Many investors dismiss Technical Analysis as little more than market noise. Traditional value investors often argue that charts, trend lines and price patterns cannot replace deep research into business fundamentals, management quality and earnings growth. Yet some of India’s most successful stock market veterans quietly use technical signals as an important part of their investing framework. One such investor is Ashish Kacholia.
Kacholia, widely respected for identifying emerging multibaggers early, has repeatedly spoken about the importance of combining conviction with timing. His views reveal that Technical Analysis, when used properly, is less about predicting the future and more about understanding probability, momentum and risk management.
In a February 2025 interaction on X, Kacholia explained that wealth can be created through two very different approaches — buying stocks on breakouts or buying them at extreme bottoms.
“Money can be made either by buying on breakouts or at extreme bottoms,” he wrote. However, he also highlighted the key difference between the two approaches. According to him, breakout investing carries a very low margin of error if company numbers disappoint. In contrast, beaten-down stocks in deep value territory may already have pessimism priced in.
His statement underlines a critical lesson many investors ignore: every strategy has its own risks and rewards. Momentum investing can generate rapid gains when business performance supports the price action, but disappointments can trigger equally sharp corrections. Deep value investing, on the other hand, requires patience and the ability to withstand prolonged pessimism.
Kacholia further emphasized that clarity of thought is essential before buying any stock.

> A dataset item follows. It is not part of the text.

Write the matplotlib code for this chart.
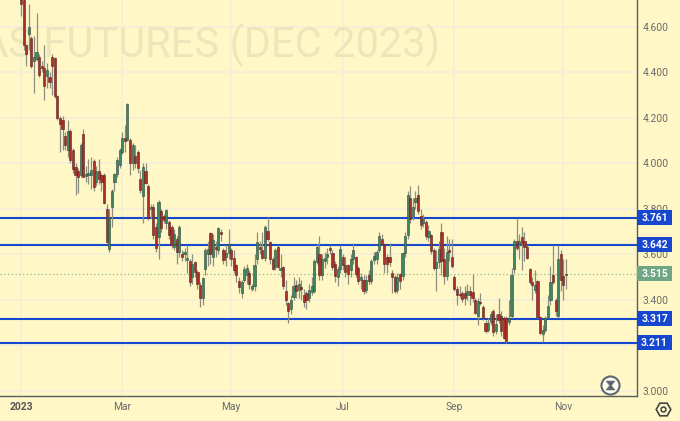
import matplotlib
matplotlib.use("Agg")
import matplotlib.pyplot as plt
from matplotlib.patches import Rectangle
from matplotlib.transforms import blended_transform_factory

plt.rcParams['font.family'] = ['Roboto', 'DejaVu Sans']

opens = [4.74,4.72,4.52,4.57,4.55,4.45,4.46,4.47,4.43,4.42,
 4.385,4.38,4.47,4.465,4.295,4.20,4.19,4.12,4.06,4.145,
 4.06,3.985,3.965,3.95,4.13,3.945,3.95,3.95,4.01,3.92,3.965,
 3.95,3.95,3.80,3.625,3.81,3.92,3.955,3.995,4.05,4.11,
 4.105,4.105,4.0,4.035,4.05,3.93,3.855,3.965,3.90,3.80,
 3.81,3.72,3.675,3.79,3.77,3.74,3.745,3.72,3.635,3.67,
 3.61,3.60,3.60,
 3.575,3.57,3.50,3.565,3.525,3.465,3.41,3.535,3.60,3.695,
 3.59,3.635,3.62,3.70,3.62,3.59,3.605,3.62,3.585,3.555,
 3.485,3.43,3.49,3.51,3.52,3.45,3.46,3.58,3.635,3.62,
 3.585,3.705,3.655,3.58,3.545,3.635,3.53,3.545,3.44,3.385,
 3.36,3.415,3.465,3.445,3.455,3.42,3.43,3.41,3.435,3.44,
 3.565,3.60,3.51,3.57,3.59,3.63,3.605,3.56,3.50,3.535,
 3.59,3.555,3.555,3.53,3.58,3.59,3.54,3.49,3.49,
 3.445,3.51,3.485,3.575,3.58,3.62,3.67,3.645,3.59,3.59,
 3.52,3.50,3.445,3.515,3.505,3.605,
 3.685,3.85,3.77,3.83,3.86,3.77,3.74,3.745,3.675,3.685,
 3.62,3.54,3.565,3.70,3.58,3.505,3.62,3.59,3.50,3.45,
 3.425,3.43,3.43,3.42,3.44,3.435,3.40,3.33,3.39,3.37,
 3.30,3.27,3.305,3.35,3.265,3.34,3.33,3.32,3.32,3.305,
 3.33,3.535,3.66,3.645,3.675,3.66,3.635,3.535,3.48,3.445,
 3.485,3.325,3.25,3.27,3.325,3.40,3.51,3.40,3.33,3.60,
 3.505,3.51]
highs = [4.78,4.76,4.52,4.70,4.56,4.56,4.66,4.48,4.45,4.52,
 4.44,4.40,4.48,4.47,4.30,4.21,4.21,4.14,4.19,4.15,
 4.07,4.0,3.98,4.09,4.15,3.99,4.02,4.03,4.02,3.99,4.02,
 3.96,3.96,3.82,3.80,3.89,3.96,4.03,4.07,4.14,4.17,
 4.265,4.11,4.09,4.08,4.06,3.97,4.0,4.0,3.91,3.82,
 3.82,3.74,3.84,3.80,3.78,3.80,3.75,3.73,3.71,3.68,
 3.73,3.62,3.63,
 3.64,3.58,3.60,3.57,3.53,3.48,3.50,3.63,3.66,3.70,
 3.69,3.66,3.72,3.71,3.63,3.64,3.71,3.63,3.62,3.56,
 3.50,3.49,3.55,3.56,3.53,3.47,3.60,3.70,3.66,3.70,
 3.73,3.765,3.66,3.59,3.63,3.64,3.60,3.55,3.49,3.39,
 3.42,3.50,3.49,3.50,3.49,3.45,3.44,3.47,3.50,3.58,
 3.645,3.68,3.60,3.61,3.63,3.64,3.62,3.57,3.55,3.64,
 3.60,3.59,3.56,3.60,3.65,3.595,3.55,3.52,3.51,
 3.51,3.53,3.58,3.61,3.62,3.70,3.69,3.65,3.60,3.65,
 3.53,3.51,3.52,3.52,3.61,3.70,
 3.88,3.90,3.85,3.88,3.905,3.80,3.78,3.75,3.73,3.69,
 3.63,3.62,3.66,3.74,3.63,3.68,3.67,3.67,3.51,3.46,
 3.46,3.44,3.46,3.47,3.46,3.515,3.41,3.41,3.43,3.38,
 3.31,3.32,3.35,3.36,3.34,3.41,3.35,3.33,3.33,3.40,
 3.54,3.67,3.76,3.69,3.72,3.70,3.64,3.54,3.50,3.53,
 3.49,3.33,3.29,3.33,3.42,3.55,3.64,3.41,3.64,3.62,
 3.58,3.58]
lows = [4.65,4.50,4.43,4.50,4.42,4.31,4.45,4.38,4.40,4.28,
 4.33,4.33,4.30,4.29,4.19,4.05,4.06,4.06,4.03,4.0,
 3.96,3.86,3.87,3.94,3.94,3.92,3.91,3.89,3.88,3.90,3.91,
 3.88,3.82,3.65,3.61,3.72,3.88,3.94,3.98,4.04,4.05,
 4.10,3.95,3.97,3.98,3.96,3.87,3.74,3.91,3.75,3.76,
 3.67,3.61,3.58,3.70,3.74,3.71,3.67,3.63,3.62,3.56,
 3.59,3.57,3.57,
 3.52,3.46,3.47,3.50,3.45,3.37,3.38,3.51,3.55,3.56,
 3.55,3.59,3.60,3.66,3.56,3.55,3.58,3.55,3.52,3.48,
 3.43,3.41,3.48,3.47,3.45,3.44,3.44,3.56,3.60,3.58,
 3.57,3.66,3.56,3.53,3.53,3.54,3.50,3.45,3.38,3.30,
 3.34,3.40,3.41,3.41,3.40,3.37,3.36,3.39,3.42,3.43,
 3.56,3.49,3.49,3.54,3.56,3.60,3.53,3.48,3.46,3.52,
 3.53,3.50,3.47,3.50,3.56,3.50,3.47,3.45,3.425,
 3.43,3.47,3.47,3.56,3.56,3.61,3.64,3.52,3.52,3.55,
 3.43,3.43,3.43,3.45,3.49,3.59,
 3.67,3.74,3.75,3.80,3.78,3.71,3.72,3.67,3.66,3.60,
 3.53,3.44,3.54,3.51,3.47,3.49,3.57,3.54,3.44,3.38,
 3.41,3.39,3.38,3.40,3.38,3.39,3.34,3.29,3.38,3.31,
 3.255,3.26,3.29,3.24,3.25,3.30,3.24,3.23,3.21,3.29,
 3.32,3.52,3.62,3.58,3.53,3.57,3.58,3.47,3.40,3.43,
 3.32,3.25,3.215,3.26,3.32,3.38,3.47,3.33,3.32,3.44,
 3.40,3.45]
closes = [4.70,4.52,4.48,4.60,4.43,4.47,4.49,4.39,4.42,4.34,
 4.41,4.36,4.43,4.295,4.20,4.175,4.15,4.08,4.145,4.015,
 3.975,3.95,3.94,4.08,3.94,3.955,3.96,3.97,3.895,3.965,3.93,
 3.92,3.825,3.655,3.765,3.88,3.955,4.015,4.06,4.11,4.10,
 4.26,4.0,4.08,4.0,3.98,3.885,3.985,3.915,3.76,3.81,
 3.685,3.63,3.83,3.715,3.75,3.795,3.685,3.64,3.69,3.61,
 3.72,3.59,3.61,
 3.585,3.48,3.56,3.525,3.47,3.41,3.495,3.62,3.625,3.60,
 3.665,3.625,3.715,3.69,3.575,3.605,3.645,3.58,3.53,3.51,
 3.455,3.48,3.535,3.54,3.47,3.46,3.555,3.655,3.625,3.585,
 3.72,3.67,3.58,3.535,3.62,3.545,3.54,3.46,3.40,3.35,
 3.40,3.46,3.44,3.47,3.45,3.39,3.40,3.445,3.46,3.57,
 3.635,3.51,3.58,3.585,3.60,3.62,3.545,3.505,3.535,3.625,
 3.555,3.525,3.515,3.58,3.62,3.515,3.485,3.50,3.44,
 3.49,3.485,3.57,3.595,3.61,3.68,3.645,3.56,3.56,3.565,
 3.50,3.44,3.50,3.485,3.605,3.68,
 3.86,3.755,3.81,3.85,3.79,3.73,3.755,3.68,3.705,3.615,
 3.54,3.565,3.625,3.57,3.505,3.61,3.61,3.55,3.45,3.42,
 3.42,3.405,3.41,3.44,3.42,3.41,3.345,3.395,3.385,3.32,
 3.265,3.30,3.34,3.26,3.295,3.31,3.265,3.235,3.22,3.32,
 3.51,3.66,3.63,3.66,3.65,3.635,3.585,3.48,3.465,3.465,
 3.325,3.255,3.27,3.32,3.375,3.48,3.48,3.35,3.58,3.49,
 3.465,3.515]
assert len(opens) == len(highs) == len(lows) == len(closes)

levels = [3.761, 3.642, 3.317, 3.211]
last_price = 3.515
y_ticks = [3.0, 3.2, 3.4, 3.6, 3.8, 4.0, 4.2, 4.4, 4.6]
y_tick_labels = ['3.000', '', '3.400', '3.600', '3.800', '4.000', '4.200', '4.400', '4.600']
x_tick_pos = [0, 39, 81, 124, 167, 209]
x_tick_labels = ['2023', 'Mar', 'May', 'Jul', 'Sep', 'Nov']

W, H = 680, 421
BG = '#fff8c6'
GRID = '#f3efd9'
UP, DOWN = '#3f8763', '#a92f2a'
BLUE = '#1747cf'

fig = plt.figure(figsize=(W / 100, H / 100), dpi=100, facecolor=BG)
ax = fig.add_axes([0, 25 / H, 636.5 / W, 396 / H], facecolor=BG)

n = len(opens)
step = (566 - 21) / (n - 1)
ax.set_xlim(-21 / step, (636.5 - 21) / step)
ax.set_ylim(4.6 - 369 / 227.5, 4.6 + 27 / 227.5)

ax.set_axisbelow(True)
ax.grid(True, color=GRID, lw=1.2)
ax.yaxis.tick_right()
ax.set_yticks(y_ticks, y_tick_labels)
ax.set_xticks(x_tick_pos, x_tick_labels)
ax.tick_params(length=0, labelsize=7.4, labelcolor='#6a6a6a')
ax.tick_params(axis='y', pad=4.5)
ax.tick_params(axis='x', pad=4.5)
ax.get_xticklabels()[0].set_fontweight('bold')
ax.get_xticklabels()[0].set_color('#555555')
for s in ('top', 'left'):
    ax.spines[s].set_visible(False)
for s in ('right', 'bottom'):
    ax.spines[s].set_color('#5c5c5c')
    ax.spines[s].set_linewidth(1.0)

wm = ax.text(440 / 636.5, 1 - 45 / 396, 'GAS FUTURES (DEC 2023)', transform=ax.transAxes,
             ha='right', va='center', fontsize=30, color='#ece6ba', zorder=1, clip_on=True)

for v in levels:
    ax.axhline(v, color=BLUE, lw=1.5, zorder=2)
ax.axhline(last_price, color='#8fb98f', lw=0.9, ls=(0, (1, 2)), zorder=2)

for i in range(n):
    o, h, l, c = opens[i], highs[i], lows[i], closes[i]
    col = UP if c >= o else DOWN
    ax.vlines(i, l, h, color='#8d8d80', lw=0.9, zorder=3)
    bottom, height = min(o, c), max(abs(c - o), 0.006)
    ax.add_patch(Rectangle((i - 0.42, bottom), 0.84, height, facecolor=col,
                           edgecolor='#2d4a3a' if c >= o else '#5a1f1a', lw=0.4, zorder=4))

ytrans = blended_transform_factory(ax.transAxes, ax.transData)
def tag(v, color):
    hh = 7.5 / 227.5
    ax.add_patch(Rectangle((637 / 636.5, v - hh), 35 / 636.5, 2 * hh, transform=ytrans,
                           facecolor=color, edgecolor='none', zorder=9, clip_on=False))
    ax.text(654.5 / 636.5, v, f'{v:.3f}', transform=ytrans, ha='center', va='center',
            fontsize=7.4, fontweight='bold', color='white', zorder=10, clip_on=False)

for v in levels:
    tag(v, BLUE)
tag(last_price, '#6fa784')

# pane icons (plain shapes, the hourglass has no glyph in the fonts)
hourglass = [(-1, 1), (1, 1), (0.2, 0), (1, -1), (-1, -1), (-0.2, 0), (-1, 1)]
ax.plot([610 / 636.5], [1 - 385 / 396], 'o', ms=13, mfc='#fffdf0', mec='#5f6670', mew=1.5,
        transform=ax.transAxes, zorder=9)
ax.plot([610 / 636.5], [1 - 385 / 396], marker=hourglass, ms=6.5, mfc='#5f6670', mec='#5f6670',
        mew=0.3, transform=ax.transAxes, zorder=10)
fig.add_artist(plt.Line2D([663 / W], [1 - 409 / H], marker='H', ms=10.5, mfc=BG, mec='#444444',
                          mew=1.2, transform=fig.transFigure))
fig.add_artist(plt.Line2D([663 / W], [1 - 409 / H], marker='o', ms=3.5, mfc=BG, mec='#444444',
                          mew=1.1, transform=fig.transFigure))

fig.savefig('out.png', dpi=100, facecolor=BG)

“So clarity on reason for buying and subsequently holding is very important,” he said.
That may be the most important takeaway from his investing philosophy. Whether one follows momentum investing, value investing or technical trading, conviction and discipline matter more than blindly copying strategies.
In another interaction during May 2024, Kacholia stated that every investor must evolve a philosophy suited to their own temperament and strengths.
“Some buy on breakout, others buy when stock has been crushed and is in deep value territory… basically whatever works for you,” he remarked.
This flexible mindset separates seasoned investors from rigid market participants. Successful investing is rarely about following a single textbook formula. Markets constantly evolve, and strategies that work in one phase may underperform in another.
Interestingly, Kacholia has also revealed the kind of chart setups he personally prefers. In April 2025, he succinctly stated:
“52 week high and breakout from falling trendline is what I look for.”
This insight offers a fascinating glimpse into his technical framework. Many retail investors instinctively search for stocks making new lows because they appear “cheap.” Kacholia, however, prefers strength over weakness. A stock trading near its 52-week high often signals institutional accumulation, improving fundamentals and strong market confidence.
Similarly, a breakout from a falling trend line can indicate the end of a long corrective phase and the beginning of a fresh uptrend. Such setups frequently attract momentum investors and institutional buyers, creating the potential for sustained rallies.
Importantly, Kacholia’s approach does not suggest blind reliance on charts alone. Instead, it reflects the idea that technical analysis can complement fundamental research. A fundamentally strong company entering a technical breakout phase may offer a higher probability opportunity than a weak business simply trading at low valuations.
Globally too, many legendary investors have respected price action. Market trends often reflect information, sentiment and institutional behaviour long before it becomes obvious in headlines or quarterly numbers.
The larger lesson from Kacholia’s comments is that there is no single “correct” way to make money in markets. Some investors succeed by buying panic and deep pessimism. Others succeed by buying strength and momentum. The key lies in understanding one’s own temperament, risk appetite and decision-making framework.
Ultimately, Technical Analysis may not predict the future with certainty, but in the hands of experienced investors, it can become a powerful tool for timing entries, managing risk and identifying emerging leadership in the market.